Japan’s first hostile takeover in the $130bn real estate investment trust sector has ended with a stunning success for the acquirer, ripping up received wisdom on mergers and acquisitions in the country as consolidation pressures build across the market.
The successful move by Star Asia to seize control of the $300m Sakura Sogo Reit Investment marks what one closely involved investor described as a “moon landing” landmark event for the Japanese market in terms of proving what is technically possible.
The move hits a market that has numerous reits and hundreds of stocks trading at far below their book value but in which unsolicited takeovers have traditionally failed as a means of boosting or extracting value.
Despite that, M&A bankers and lawyers say a “profound” change of attitude is slowly embedding itself in Japanese boardrooms, making hostile bids a more plausible reality. Elsewhere in the Japanese market, a hotel chain, Unizo, is also at the heart of a takeover tussle that began with a hostile tender offer and which investors believe is likely to attract further bids in coming weeks.
The victory for Star Asia follows an unprecedented pair of back-to-back special meetings of unit holders last Friday that forced investors to decide the fate of Sakura with a choice between two competing deals — Star Asia’s takeover or a proposed “white knight” merger with the larger Mirai reit run by Mitsui.

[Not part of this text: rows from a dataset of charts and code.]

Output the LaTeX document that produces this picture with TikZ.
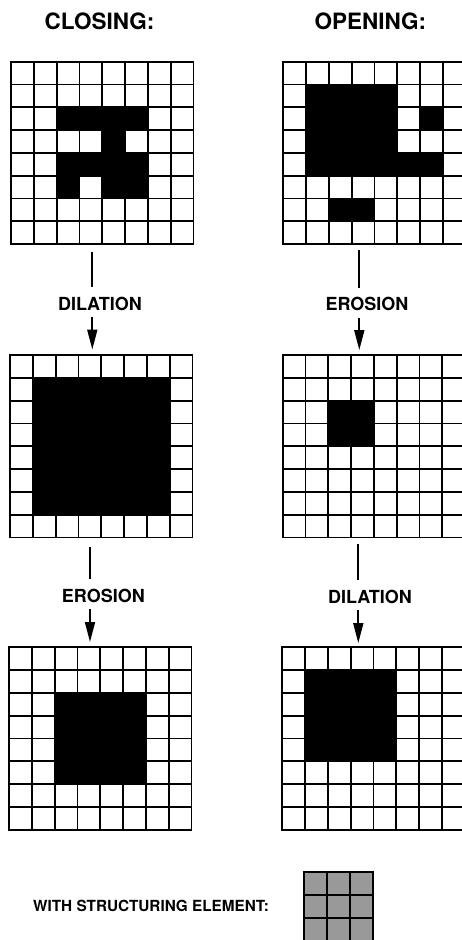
\documentclass[tikz,border=0pt]{standalone}
\usepackage{fontspec}
\setmainfont{TeX Gyre Heros}
\usetikzlibrary{arrows.meta}
\tikzset{
  gridline/.style={line width=1.8pt, line cap=rect, black},
  cellfill/.style={fill=black},
  sefill/.style={fill=black!40},
  lbl/.style={font=\bfseries\fontsize{18}{20}\selectfont, inner sep=0pt},
  ttl/.style={font=\bfseries\fontsize{22.5}{24}\selectfont, inner sep=0pt, anchor=west},
  note/.style={font=\bfseries\fontsize{15.3}{18}\selectfont, inner sep=0pt, anchor=west},
  conn/.style={line width=1.8pt},
  arr/.style={line width=1.8pt, -{Triangle[length=20pt,width=10pt]}},
  gridframe/.style={draw=none, inner sep=0pt, outer sep=0pt}
}
\def\cs{22.8}
\newcommand\mygrid[6]{% name, x, y, n, fill style, fills
  \begin{scope}[shift={(#2,#3)}]
    \foreach \a/\b/\c/\d in {#6} {\fill[#5] (\a*\cs,\b*\cs) rectangle (\c*\cs,\d*\cs);}
    \foreach \i in {0,...,#4} {
      \draw[gridline] (\i*\cs,0) -- (\i*\cs,#4*\cs);
      \draw[gridline] (0,\i*\cs) -- (#4*\cs,\i*\cs);
    }
    \node[gridframe, minimum width=#4*\cs pt, minimum height=#4*\cs pt] (#1) at (#4*\cs/2,#4*\cs/2) {};
  \end{scope}}
\begin{document}
\begin{tikzpicture}[x=1pt,y=-1pt]
  \clip (0,0) rectangle (462,940);
  \fill[white] (0,0) rectangle (462,940);

  % titles
  \node[ttl] (tclose) at (44.5,21) {CLOSING:};
  \node[ttl] (topen) at (314.5,21) {OPENING:};

  % grids
  \mygrid{g1}{11}{61.7}{8}{cellfill}{2/2/6/3, 4/3/5/4, 2/4/6/5, 2/5/3/6, 4/5/6/6}
  \mygrid{g2}{283.3}{61.7}{8}{cellfill}{1/1/5/4, 1/4/7/5, 6/2/7/3, 2/6/4/7}
  \mygrid{g3}{10}{355}{8}{cellfill}{1/1/7/7}
  \mygrid{g4}{282.7}{355}{8}{cellfill}{2/2/4/4}
  \mygrid{g5}{9}{647.3}{8}{cellfill}{2/2/6/6}
  \mygrid{g6}{282.3}{647.3}{8}{cellfill}{1/1/5/5}
  \mygrid{se}{304.3}{872.3}{3}{sefill}{0/0/3/3}

  % labels
  \node[lbl] (l1) at (99.9,304) {DILATION};
  \node[lbl] (l2) at (367,304) {EROSION};
  \node[lbl] (l3) at (103.3,596) {EROSION};
  \node[lbl] (l4) at (370,596.7) {DILATION};
  \node[note] (sel) at (33,905.7) {WITH STRUCTURING ELEMENT:};

  % connector points
  \coordinate (a1) at (92.3,251.7);  \coordinate (b1) at (92.3,286.7);
  \coordinate (c1) at (92.3,316.7);  \coordinate (d1) at (92.3,349.5);
  \coordinate (a2) at (359.3,250);   \coordinate (b2) at (359.3,288);
  \coordinate (c2) at (359.3,317.7); \coordinate (d2) at (359.3,350);
  \coordinate (a3) at (90,546.7);    \coordinate (b3) at (90,579.3);
  \coordinate (c3) at (90,609);      \coordinate (d3) at (90,642);
  \coordinate (a4) at (358.3,544);   \coordinate (b4) at (358.3,580);
  \coordinate (c4) at (358.3,610);   \coordinate (d4) at (358.3,643);

  \draw[conn] (a1) -- (b1);  \draw[arr] (c1) -- (d1);
  \draw[conn] (a2) -- (b2);  \draw[arr] (c2) -- (d2);
  \draw[conn] (a3) -- (b3);  \draw[arr] (c3) -- (d3);
  \draw[conn] (a4) -- (b4);  \draw[arr] (c4) -- (d4);
\end{tikzpicture}
\end{document}
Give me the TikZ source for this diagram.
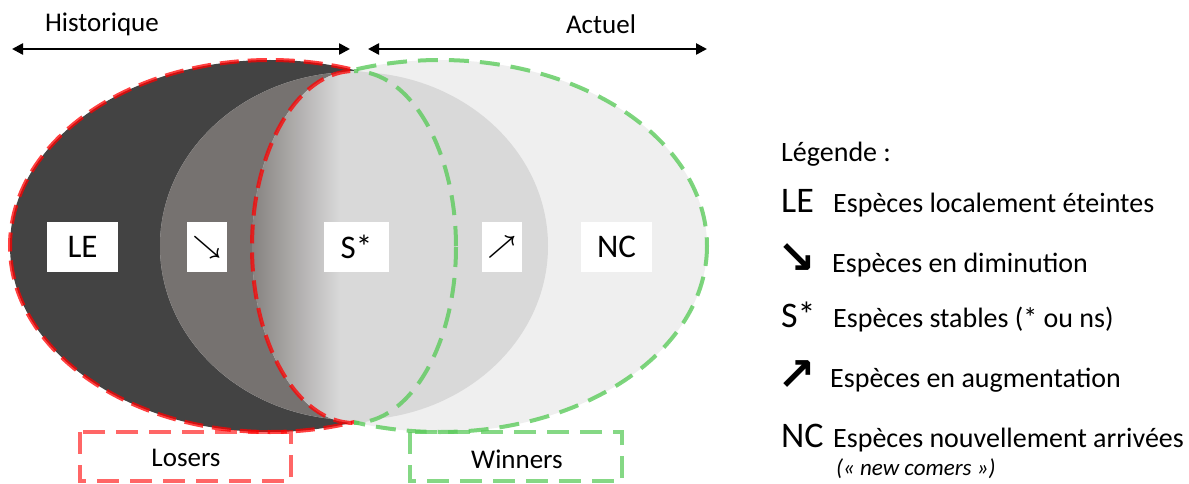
\documentclass[tikz,border=0pt]{standalone}
\usepackage{fontspec}
\setmainfont{Carlito}
\newfontfamily\dejavu{DejaVu Sans}
\usetikzlibrary{arrows.meta}
\definecolor{cdark}{HTML}{434343}
\definecolor{cout}{HTML}{EFEFEF}
\definecolor{cmidl}{HTML}{D9D9D9}
\definecolor{cmidg}{HTML}{767270}
\definecolor{cgradl}{HTML}{85817F}
\definecolor{cred}{HTML}{FF0000}
\definecolor{cgreen}{HTML}{5CCB5C}
\newcommand{\fs}[1]{\fontsize{#1}{#1}\selectfont}
\tikzset{
  reddash/.style={draw=cred, draw opacity=0.75, line width=4pt, dash pattern=on 19pt off 9pt},
  greendash/.style={draw=cgreen, draw opacity=0.8, line width=4pt, dash pattern=on 20pt off 11pt},
  boxred/.style={draw=cred, draw opacity=0.6, line width=4pt, dash pattern=on 22pt off 11pt},
  boxgreen/.style={draw=cgreen, draw opacity=0.75, line width=4pt, dash pattern=on 22pt off 11pt},
  timearrow/.style={line width=2.5pt, {Triangle[length=11pt,width=11pt]}-{Triangle[length=11pt,width=11pt]}},
  lbl/.style={fill=white, inner sep=0pt, minimum height=50pt, font=\fs{33}},
  boxarrow/.style={lbl, minimum width=40pt, font=\fs{28}\boldmath},
  legarrow/.style={font=\dejavu\bfseries\fs{46}, inner sep=0pt},
  toptxt/.style={font=\fs{27}, inner sep=0pt},
  legsym/.style={font=\fs{36}, inner sep=0pt, anchor=base west},
  legtxt/.style={font=\fs{28}, inner sep=0pt, anchor=base west},
}
\begin{document}
\begin{tikzpicture}[x=1pt,y=-1pt]
\useasboundingbox (0,0) rectangle (1189,484);
% fills
\begin{scope}
  \clip (0,0) rectangle (354,484);
  \fill[cdark] (270,246) ellipse [x radius=260, y radius=186];
\end{scope}
\begin{scope}
  \clip (354,0) rectangle (1189,484);
  \fill[cout] (440,246) ellipse [x radius=267, y radius=186];
\end{scope}
\fill[cmidl] (354,246) ellipse [x radius=194, y radius=174];
\begin{scope}
  \clip (354,246) ellipse [x radius=194, y radius=174];
  \fill[cmidg] (0,0) rectangle (354,484);
\end{scope}
\begin{scope}
  \clip (354,247) ellipse [x radius=102, y radius=176];
  \fill[cmidl] (250,0) rectangle (460,484);
  \shade[left color=cgradl, right color=cmidl] (251,0) rectangle (340,484);
\end{scope}
% outlines
\begin{scope}
  \clip (0,0) rectangle (354,484);
  \draw[reddash] (270,246) ellipse [x radius=260, y radius=186];
  \draw[reddash] (354,247) ellipse [x radius=102, y radius=176];
\end{scope}
\begin{scope}
  \clip (354,0) rectangle (1189,484);
  \draw[greendash] (440,246) ellipse [x radius=267, y radius=186];
  \draw[greendash] (354,247) ellipse [x radius=102, y radius=176];
\end{scope}
% time arrows
\node[toptxt] (hist) at (102,24) {Historique};
\node[toptxt] (act) at (601,24) {Actuel};
\coordinate (hl) at (12,49);
\coordinate (hr) at (350,49);
\coordinate (al) at (368,49);
\coordinate (ar) at (707,49);
\draw[timearrow] (hl) -- (hr);
\draw[timearrow] (al) -- (ar);
% label boxes
\node[lbl, minimum width=71pt] (le) at (82.5,247) {LE};
\node[boxarrow] (dn) at (207,247) {$\searrow$};
\node[lbl, minimum width=65pt] (st) at (356.5,247) {S*};
\node[boxarrow] (up) at (502,247) {$\nearrow$};
\node[lbl, minimum width=71pt] (nc) at (616.5,247) {NC};
% losers / winners
\draw[boxred] (80,432) rectangle (291,481);
\node[font=\fs{27}, inner sep=0pt] (los) at (186,458) {Losers};
\draw[boxgreen] (410,432) rectangle (622,481);
\node[font=\fs{27}, inner sep=0pt] (win) at (517,459) {Winners};
% legend
\node[legtxt] (leg) at (781,162) {Légende :};
\node[legsym] (lle) at (781,212) {LE};
\node[legtxt] (tle) at (833,212) {Espèces localement éteintes};
\node[legarrow] (ldn) at (797,259) {↘};
\node[legtxt] (tdn) at (832,272) {Espèces en diminution};
\node[legsym] (lst) at (781,327) {S*};
\node[legtxt] (tst) at (833,327) {Espèces stables (* ou ns)};
\node[legarrow] (lup) at (797,376) {↗};
\node[legtxt] (tup) at (830,387) {Espèces en augmentation};
\node[legsym] (lnc) at (781,447) {NC};
\node[legtxt] (tnc) at (833,447) {Espèces nouvellement arrivées};
\node[font=\itshape\fs{23}, inner sep=0pt, anchor=base west] (tnc2) at (836,475) {(« new comers »)};
\end{tikzpicture}
\end{document}
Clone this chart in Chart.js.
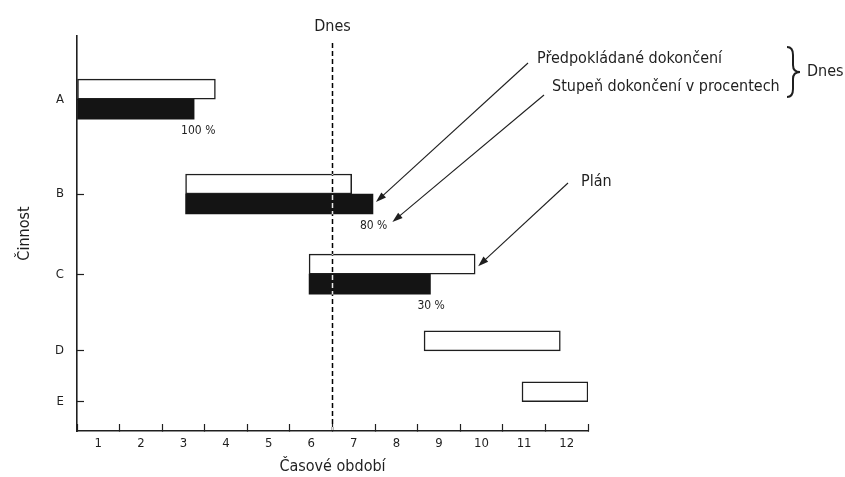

Two proxy advisory services, ISS and Glass Lewis, recommended unit holders vote against both proposed deals but they appear to have been largely ignored.
The outcome remains a matter of dispute for Sakura, which alleges that certain votes that would have changed the outcome were not counted in the meeting in which unit holders voted on Star Asia’s proposals. A Sakura representative said it was “considering its options”.
Malcolm MacLean, the founder and managing partner of Star Asia, said: “I really believe that institutional investors saw this as something good for the J-reit industry as a whole. It should make management teams of J-reits work harder, apply stronger corporate governance and work aggressively for unit holders.”
Star’s victory follows a campaign that, while strongly criticised by the target company for exploiting a loophole in the way shareholder votes are counted, has highlighted soaring levels of direct engagement among once docile domestic investors now under pressure to prove good stewardship.
Star’s gambit involved a two-step strategy to take control: initially by acquiring via an affiliate a large enough stake in Sakura to convene a special meeting of unit holders, and then by proposing at that meeting to dismiss Sakura’s executive director and asset manager then install itself as the successor to both.
Those proposals were approved by unit holders at the earlier meeting on Friday. Unit holders voted against Sakura’s proposed merger with the Mirai reit at the second meeting.
The second phase of Star’s plan, which it now hopes to conclude before the end of the year, will see it merging the Sakura reit with its own.
Sakura’s management fiercely resisted Star’s move and warned that it would have a destabilising effect on the Japanese reit sector — a market that is only 20 years old and until now seemed an unlikely testing-ground for hostile financial manoeuvres.